#### Task directions:
Extract exactly the lines from the top of the records through the line containing "n_actual = 5", and keep pictures out of the copy.

(Source code of charts)
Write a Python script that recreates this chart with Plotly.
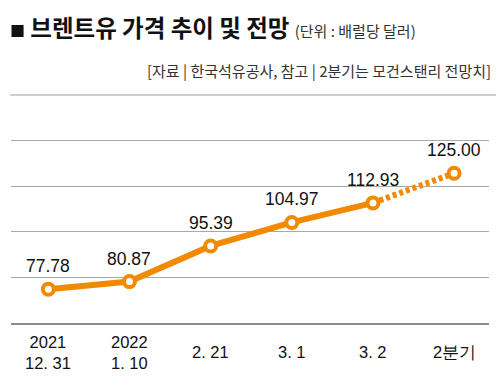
import plotly.graph_objects as go

categories = ["2021<br>12. 31", "2022<br>1. 10", "2. 21", "3. 1", "3. 2", "2분기"]
values = [77.78, 80.87, 95.39, 104.97, 112.93, 125.00]
value_labels = ["77.78", "80.87", "95.39", "104.97", "112.93", "125.00"]
n_actual = 5  # last point is forecast

ORANGE = "#F18A00"
NUM_FONT = "Liberation Sans, Arial, sans-serif"
KR_FONT = "Noto Sans CJK KR, sans-serif"

idx = list(range(len(categories)))

fig = go.Figure()
fig.add_trace(go.Scatter(x=idx[:n_actual], y=values[:n_actual], mode="lines",
                         line=dict(color=ORANGE, width=6), hoverinfo="skip"))
fig.add_trace(go.Scatter(x=idx[n_actual - 1:], y=values[n_actual - 1:], mode="lines",
                         line=dict(color=ORANGE, width=6, dash="4px,3px"), hoverinfo="skip"))
fig.add_trace(go.Scatter(x=idx, y=values, mode="markers",
                         marker=dict(symbol="circle", size=11, color="white",
                                     line=dict(color=ORANGE, width=4))))

for i, (v, t) in enumerate(zip(values, value_labels)):
    fig.add_annotation(x=i, y=v, text=t, showarrow=False, yshift=23,
                       font=dict(family=NUM_FONT, size=17.5, color="#111"))

H = 203.0
def py(p):
    return (323 - p) / H

# category labels, vertically centred under the axis
for i, c in enumerate(categories):
    fig.add_annotation(x=i, y=py(352), yref="paper", text=c, showarrow=False,
                       yanchor="middle", align="center",
                       font=dict(family=NUM_FONT, size=16.5, color="#111"))

fig.add_annotation(xref="paper", yref="paper", x=-0.006, y=py(27), xanchor="left", yanchor="middle",
                   showarrow=False,
                   text="<span style='font-size:15px'>■</span> <b>브렌트유 가격 추이 및 전망</b> <span style='font-size:15px;color:#333'>(단위 : 배럴당 달러)</span>",
                   font=dict(family=KR_FONT, size=23.5, color="#111"))
fig.add_annotation(xref="paper", yref="paper", x=(493 - 11) / 478, y=py(70), xanchor="right", yanchor="middle",
                   showarrow=False,
                   text="[자료 | 한국석유공사, 참고 | 2분기는 모건스탠리 전망치]",
                   font=dict(family=KR_FONT, size=15, color="#333"))
fig.add_shape(type="line", xref="paper", yref="paper", x0=-0.002, x1=(496 - 11) / 478,
              y0=py(95), y1=py(95), line=dict(color="#cfcfcf", width=2))

fig.update_layout(
    width=500, height=386,
    margin=dict(l=11, r=11, t=120, b=63),
    paper_bgcolor="white", plot_bgcolor="white",
    showlegend=False,
    xaxis=dict(range=[-0.46, 5.43], tickvals=idx, showticklabels=False,
               showgrid=False, zeroline=False, showline=True, linecolor="#8c8c8c", linewidth=1.5,
               ticks=""),
    yaxis=dict(range=[64, 146.7], tick0=64, dtick=18.6, showticklabels=False,
               showgrid=True, gridcolor="#a8a8a8", gridwidth=1.2, zeroline=False, ticks=""),
)

fig.write_html("out.html", config={"displayModeBar": False},
               post_script="document.body.style.margin='0';document.body.style.overflow='hidden';")
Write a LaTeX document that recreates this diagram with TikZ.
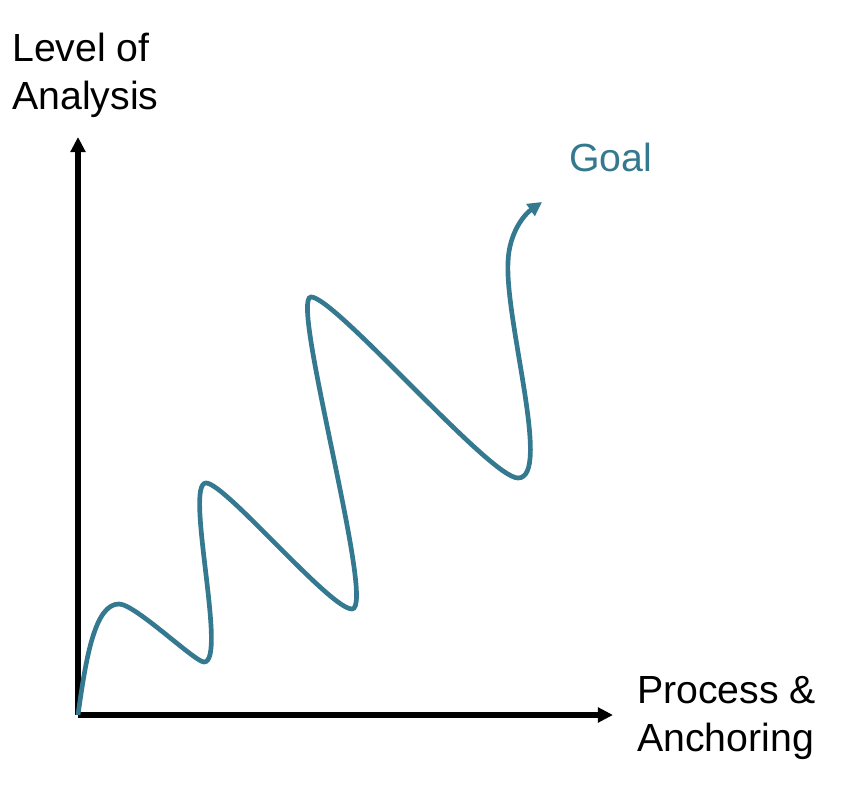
\documentclass[tikz,border=0pt]{standalone}
\usepackage{fontspec}
\setmainfont{Liberation Sans}
\usepackage{xcolor}
\usetikzlibrary{arrows.meta}

\definecolor{goalteal}{RGB}{52,121,143}

\begin{document}
\begin{tikzpicture}[x=0.03cm, y=0.03cm,
    axis/.style={line width=4.4pt, -{Triangle[length=13pt, width=12.5pt]}},
    wiggle/.style={goalteal, line width=4pt, -{Triangle[length=12pt, width=12pt]}},
    lbl/.style={inner sep=0pt, align=left, font=\fontsize{33.5}{41}\selectfont}]
                        \useasboundingbox (0, 0) rectangle (844, 792);
                        \coordinate (o) at (78, 77);
                        \coordinate (yt) at (78, 655);
                        \coordinate (xt) at (613, 77);
                        \node[lbl, anchor=north west] (yl) at (12, 759) {Level of\\Analysis};
                        \node[lbl, anchor=north west] (xl) at (637, 116) {Process \&\\Anchoring};
                        \node[lbl, anchor=north west, text=goalteal] (g) at (569, 649) {Goal};
                        \draw[axis] (o) -- (yt);
                        \draw[axis] (o) -- (xt);
                        % path towards the goal
                        \draw[wiggle] (o) .. controls (86, 135) and (95, 188) .. (119, 188)
                        .. controls (135, 188) and (195, 130) .. (204, 130)
                        .. controls (228, 130) and (184, 309) .. (206, 309)
                        .. controls (225, 309) and (330, 183) .. (352, 183)
                        .. controls (377, 183) and (289, 495) .. (311, 495)
                        .. controls (335, 495) and (490, 314) .. (518, 314)
                        .. controls (552, 314) and (505, 470) .. (508, 530)
                        .. controls (509, 560) and (525, 578) .. (542, 590);
                    \end{tikzpicture}
\end{document}
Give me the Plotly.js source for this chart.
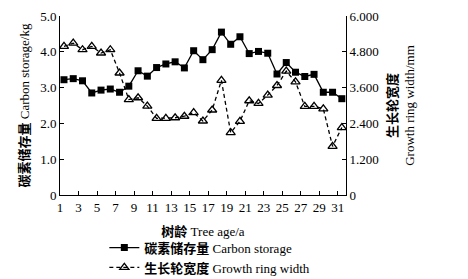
<!DOCTYPE html>
<html>
<head>
<meta charset="utf-8">
<script src="https://cdn.plot.ly/plotly-3.0.1.min.js"></script>
<style>html,body{margin:0;padding:0;background:#fff;}#chart{width:468px;height:279px;}</style>
</head>
<body>
<div id="chart"></div>
<script>
const ages = [1,2,3,4,5,6,7,8,9,10,11,12,13,14,15,16,17,18,19,20,21,22,23,24,25,26,27,28,29,30,31];
const carbonStorage = [3.22,3.25,3.19,2.85,2.93,2.96,2.87,3.04,3.47,3.32,3.56,3.66,3.72,3.55,4.03,3.78,4.06,4.55,4.21,4.42,3.95,4.01,3.96,3.38,3.70,3.43,3.31,3.37,2.87,2.87,2.69];
const ringWidth = [4.98,5.09,4.87,4.98,4.76,4.87,4.09,3.20,3.26,2.98,2.57,2.57,2.59,2.64,2.76,2.48,2.85,3.84,2.09,2.47,3.16,3.07,3.35,3.67,4.15,3.79,2.97,2.97,2.89,1.63,2.26];
const xTickLabels = ['1','3','5','7','9','11','13','15','17','19','21','23','25','27','29','31'];
const leftTickVals = [0,1,2,3,4,5];
const leftTickText = ['0','1.0','2.0','3.0','4.0','5.0'];
const rightTickVals = [0,1.2,2.4,3.6,4.8,6.0];
const rightTickText = ['0','1.200','2.400','3.600','4.800','6.000'];
const seriesNames = ['<b>碳素储存量</b> Carbon storage','<b>生长轮宽度</b> Growth ring width'];

const tickShift = 0.43;
const FONT = 'Liberation Serif, "Noto Sans CJK SC", serif';

const traces = [
  {x: ages, y: carbonStorage, name: seriesNames[0], type: 'scatter', mode: 'lines+markers',
   line: {color: '#000', width: 1.3}, marker: {symbol: 'square', size: 7, color: '#000'}, yaxis: 'y'},
  {x: ages, y: ringWidth, name: seriesNames[1], type: 'scatter', mode: 'lines+markers',
   line: {color: '#000', width: 1.3, dash: '4px,3px'},
   marker: {symbol: 'triangle-up-open', size: 8, color: '#000', line: {width: 1.3, color: '#000'}}, yaxis: 'y2'}
];

const layout = {
  width: 468, height: 279,
  margin: {l: 60, r: 122, t: 16, b: 84, autoexpand: false},
  paper_bgcolor: '#fff', plot_bgcolor: '#fff',
  font: {family: FONT, size: 13, color: '#000'},
  showlegend: true,
  legend: {orientation: 'v', x: 0.155, xanchor: 'left', y: -0.21, yanchor: 'top',
    font: {family: FONT, size: 13, color: '#000'}, tracegroupgap: 0, itemwidth: 30, bgcolor: 'rgba(0,0,0,0)'},
  xaxis: {
    range: [1 - tickShift, 31.45],
    tickvals: xTickLabels.map(v => Number(v) - tickShift), ticktext: xTickLabels,
    ticks: 'inside', ticklen: 4, tickwidth: 1, tickcolor: '#000',
    showline: true, linecolor: '#000', linewidth: 1, showgrid: false, zeroline: false,
    tickfont: {family: FONT, size: 13, color: '#000'},
    title: {text: '<b>树龄</b> Tree age/a', font: {family: FONT, size: 13, color: '#000'}, standoff: 13}
  },
  yaxis: {
    range: [0, 5], tickvals: leftTickVals, ticktext: leftTickText,
    ticks: 'inside', ticklen: 4, tickwidth: 1, tickcolor: '#000',
    showline: true, linecolor: '#000', linewidth: 1, showgrid: false, zeroline: false,
    tickfont: {family: FONT, size: 13, color: '#000'},
    title: {text: '<b>碳素储存量</b> Carbon storage/kg', font: {family: FONT, size: 13, color: '#000'}, standoff: 7}
  },
  yaxis2: {
    range: [0, 6], overlaying: 'y', side: 'right', tickvals: rightTickVals, ticktext: rightTickText,
    ticks: 'inside', ticklen: 4, tickwidth: 1, tickcolor: '#000',
    showline: true, linecolor: '#000', linewidth: 1, showgrid: false, zeroline: false,
    tickfont: {family: FONT, size: 13, color: '#000'},
    title: {text: '<b>生长轮宽度</b><br>Growth ring width/mm', font: {family: FONT, size: 13, color: '#000'}, standoff: 10}
  }
};

Plotly.newPlot('chart', traces, layout, {staticPlot: true, displayModeBar: false});
</script>
</body>
</html>
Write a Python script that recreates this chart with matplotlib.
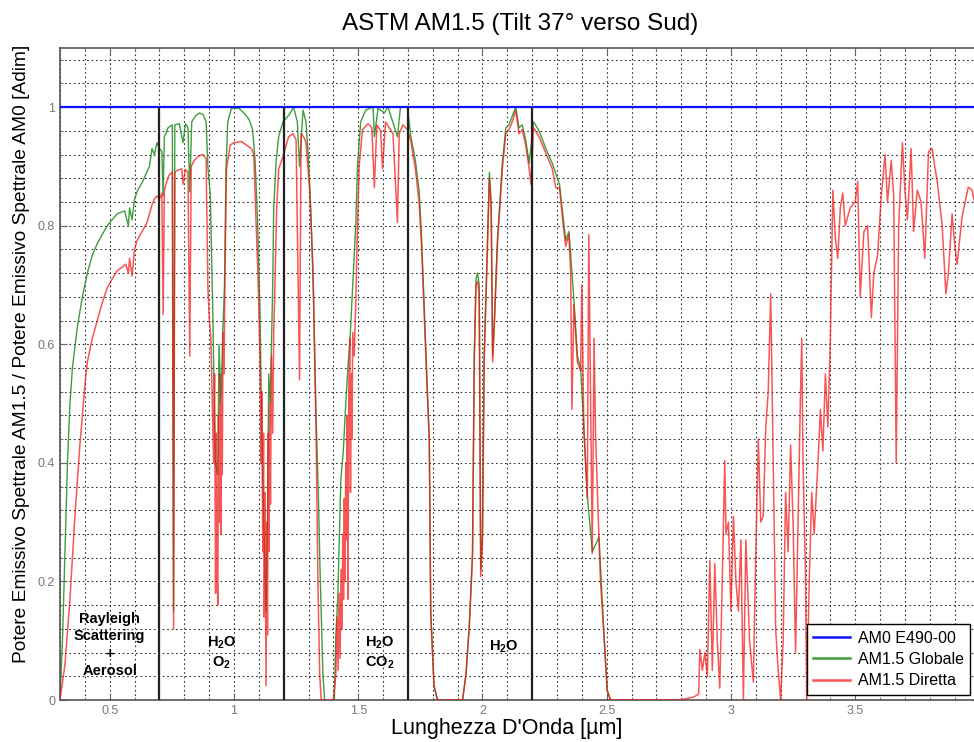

#### Response:
Write a Python script that recreates this chart with Plotly.
import plotly.graph_objects as go

categories = ["2021<br>12. 31", "2022<br>1. 10", "2. 21", "3. 1", "3. 2", "2분기"]
values = [77.78, 80.87, 95.39, 104.97, 112.93, 125.00]
value_labels = ["77.78", "80.87", "95.39", "104.97", "112.93", "125.00"]
n_actual = 5  # last point is forecast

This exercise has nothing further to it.